## Problem description
Transcribe the whole listing below without changing a word, but leave out every image.

## Material
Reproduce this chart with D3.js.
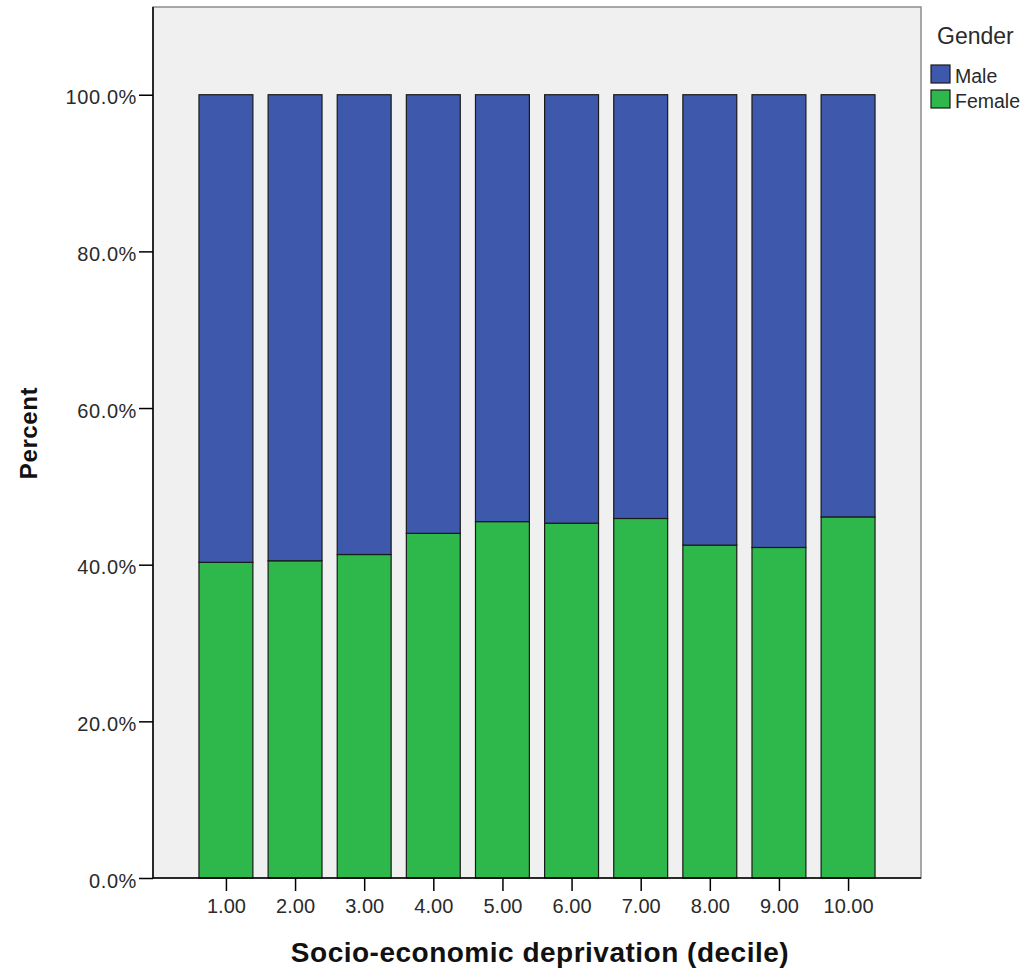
<!DOCTYPE html>
<html><head><meta charset="utf-8">
<script src="https://cdn.jsdelivr.net/npm/d3@7"></script>
<style>body{margin:0;background:#fff}svg{display:block;font-family:"Liberation Sans",Arial,sans-serif}</style>
</head><body>
<svg id="c" width="1025" height="970"></svg>
<script>
const categories = ["1.00","2.00","3.00","4.00","5.00","6.00","7.00","8.00","9.00","10.00"];
const femalePct = [40.3, 40.5, 41.3, 44.0, 45.5, 45.3, 45.9, 42.5, 42.2, 46.1];
const malePct = femalePct.map(v => 100 - v);
const yTicks = [0, 20, 40, 60, 80, 100];
const seriesNames = ["Male", "Female"];
const colors = {Male: "#3e58ac", Female: "#2eb84b"};

const svg = d3.select("#c");
const L = 153, R = 921, T = 7, B = 878;
const y = d3.scaleLinear().domain([0, 111.2]).range([B, T]);
const x = d3.scalePoint().domain(categories).range([L, R]).padding(1.055);
const bw = x.step() * 0.78;

svg.append("rect").attr("x", L).attr("y", T).attr("width", R - L).attr("height", B - T)
  .attr("fill", "#f0f0f0").attr("stroke", "#8c8c8c").attr("stroke-width", 1.5);

const data = categories.map((c, i) => ({c, Female: femalePct[i], Male: malePct[i]}));
const stack = d3.stack().keys(["Female", "Male"])(data);
svg.append("g").selectAll("g").data(stack).join("g")
  .attr("fill", d => colors[d.key])
  .selectAll("rect").data(d => d).join("rect")
  .attr("x", d => x(d.data.c) - bw / 2)
  .attr("y", d => y(d[1]))
  .attr("width", bw)
  .attr("height", d => y(d[0]) - y(d[1]))
  .attr("stroke", "#1a1a1a").attr("stroke-width", 1.2);

// axes
const ya = svg.append("g").attr("transform", `translate(${L},0)`)
  .call(d3.axisLeft(y).tickValues(yTicks).tickFormat(d => d.toFixed(1) + "%").tickSize(14).tickPadding(2));
const xa = svg.append("g").attr("transform", `translate(0,${B})`)
  .call(d3.axisBottom(x).tickSize(13).tickPadding(8));
[ya, xa].forEach(a => {
  a.attr("font-size", null).attr("font-family", null);
  a.select(".domain").attr("stroke", "#000").attr("stroke-width", 1.5);
  a.selectAll(".tick line").attr("stroke", "#000").attr("stroke-width", 1.5);
  a.selectAll("text").attr("font-size", 20).attr("fill", "#2a2a2a")
    .attr("font-family", "'Liberation Sans',Arial,sans-serif");
});
ya.selectAll("text").attr("dy", "0.45em").attr("letter-spacing", 0.6);
ya.select(".domain").attr("d", `M0,${B}V${T}`);
xa.select(".domain").attr("d", `M${L},0H${R}`);

svg.append("text").attr("transform", `translate(37,433) rotate(-90)`)
  .attr("text-anchor", "middle").attr("font-size", 24).attr("font-weight", "bold")
  .attr("letter-spacing", 0.6).attr("fill", "#111").text("Percent");
svg.append("text").attr("x", 540).attr("y", 962)
  .attr("text-anchor", "middle").attr("font-size", 28).attr("font-weight", "bold")
  .attr("letter-spacing", 0.5).attr("fill", "#111").text("Socio-economic deprivation (decile)");

// legend
const lg = svg.append("g");
lg.append("text").attr("x", 937).attr("y", 43.5).attr("font-size", 23).attr("fill", "#2a2a2a").text("Gender");
seriesNames.forEach((n, i) => {
  lg.append("rect").attr("x", 931).attr("y", 65 + i * 25).attr("width", 19).attr("height", 18)
    .attr("fill", colors[n]).attr("stroke", "#1a1a1a").attr("stroke-width", 1.2);
  lg.append("text").attr("x", 955).attr("y", 83 + i * 25).attr("font-size", 19.5).attr("fill", "#2a2a2a").text(n);
});
</script>
</body></html>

## Written response
Reproduce this chart with D3.js.
<!DOCTYPE html>
<html><head><meta charset="utf-8">
<script src="https://cdn.jsdelivr.net/npm/d3@7"></script>
<style>body{margin:0;background:#fff}svg{display:block;font-family:"Liberation Sans",Arial,sans-serif}</style>
</head><body>
<svg id="c" width="1025" height="970"></svg>
<script>
const categories = ["1.00","2.00","3.00","4.00","5.00","6.00","7.00","8.00","9.00","10.00"];
const femalePct = [40.3, 40.5, 41.3, 44.0, 45.5, 45.3, 45.9, 42.5, 42.2, 46.1];
const malePct = femalePct.map(v => 100 - v);
const yTicks = [0, 20, 40, 60, 80, 100];
const seriesNames = ["Male", "Female"];
const colors = {Male: "#3e58ac", Female: "#2eb84b"};

const svg = d3.select("#c");
const L = 153, R = 921, T = 7, B = 878;
const y = d3.scaleLinear().domain([0, 111.2]).range([B, T]);
const x = d3.scalePoint().domain(categories).range([L, R]).padding(1.055);
const bw = x.step() * 0.78;

svg.append("rect").attr("x", L).attr("y", T).attr("width", R - L).attr("height", B - T)
  .attr("fill", "#f0f0f0").attr("stroke", "#8c8c8c").attr("stroke-width", 1.5);

const data = categories.map((c, i) => ({c, Female: femalePct[i], Male: malePct[i]}));
const stack = d3.stack().keys(["Female", "Male"])(data);
svg.append("g").selectAll("g").data(stack).join("g")
  .attr("fill", d => colors[d.key])
  .selectAll("rect").data(d => d).join("rect")
  .attr("x", d => x(d.data.c) - bw / 2)
  .attr("y", d => y(d[1]))
  .attr("width", bw)
  .attr("height", d => y(d[0]) - y(d[1]))
  .attr("stroke", "#1a1a1a").attr("stroke-width", 1.2);

// axes
const ya = svg.append("g").attr("transform", `translate(${L},0)`)
  .call(d3.axisLeft(y).tickValues(yTicks).tickFormat(d => d.toFixed(1) + "%").tickSize(14).tickPadding(2));
const xa = svg.append("g").attr("transform", `translate(0,${B})`)
  .call(d3.axisBottom(x).tickSize(13).tickPadding(8));
[ya, xa].forEach(a => {
  a.attr("font-size", null).attr("font-family", null);
  a.select(".domain").attr("stroke", "#000").attr("stroke-width", 1.5);
  a.selectAll(".tick line").attr("stroke", "#000").attr("stroke-width", 1.5);
  a.selectAll("text").attr("font-size", 20).attr("fill", "#2a2a2a")
    .attr("font-family", "'Liberation Sans',Arial,sans-serif");
});
ya.selectAll("text").attr("dy", "0.45em").attr("letter-spacing", 0.6);
ya.select(".domain").attr("d", `M0,${B}V${T}`);
xa.select(".domain").attr("d", `M${L},0H${R}`);

svg.append("text").attr("transform", `translate(37,433) rotate(-90)`)
  .attr("text-anchor", "middle").attr("font-size", 24).attr("font-weight", "bold")
  .attr("letter-spacing", 0.6).attr("fill", "#111").text("Percent");
svg.append("text").attr("x", 540).attr("y", 962)
  .attr("text-anchor", "middle").attr("font-size", 28).attr("font-weight", "bold")
  .attr("letter-spacing", 0.5).attr("fill", "#111").text("Socio-economic deprivation (decile)");

// legend
const lg = svg.append("g");
lg.append("text").attr("x", 937).attr("y", 43.5).attr("font-size", 23).attr("fill", "#2a2a2a").text("Gender");
seriesNames.forEach((n, i) => {
  lg.append("rect").attr("x", 931).attr("y", 65 + i * 25).attr("width", 19).attr("height", 18)
    .attr("fill", colors[n]).attr("stroke", "#1a1a1a").attr("stroke-width", 1.2);
  lg.append("text").attr("x", 955).attr("y", 83 + i * 25).attr("font-size", 19.5).attr("fill", "#2a2a2a").text(n);
});
</script>
</body></html>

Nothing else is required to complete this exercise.